Hosted servers, cloud computing, and backups

For all that we roll our eyes when people have only online backups or redundancy and suffer data loss as a result of it, I don't think it's necessarily as easy to do things the 'right' way as we make it sound, or even feasible at all in some situations.

Suppose that you are a modern, efficient Internet-based business, and so you are running your servers the smart way; instead of building your own machine room in a corner of your office space and bringing in expensive network connections, you've just got servers in someone's hosting center. Further suppose that you have a non-trivial amount of data.

So, how are you supposed to get offline backups? To do them, you need either frequent physical access to your hosting center in order to keep going in to swap disks (or tapes), or you need high bandwidth to your office in order to copy the data over to an office machine that you have convenient physical access to. Both of these options can be expensive, sometimes substantially so, which may mean that online backups are your only feasible choice.

(You can't really automate offline backups; if the backup media can be brought back online by remote control, it is not really 'offline'.)

And if you have enough data, backups probably become completely infeasible.
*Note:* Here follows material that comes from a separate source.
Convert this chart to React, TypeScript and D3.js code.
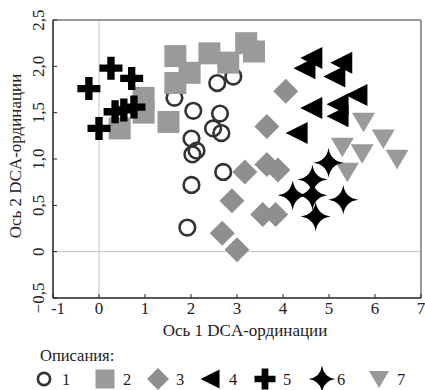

For example, I doubt that the various cloud storage operators like Google (for Google Mail et al), Amazon S3, and so on even have online backups of the data in the cloud, much less offline ones; I suspect that they are dealing with so much data that all they have is redundant copies spread across datacenters.

(The advantage of live redundant copies is that they are immediately and directly useful, which makes them more affordable than pure backups.)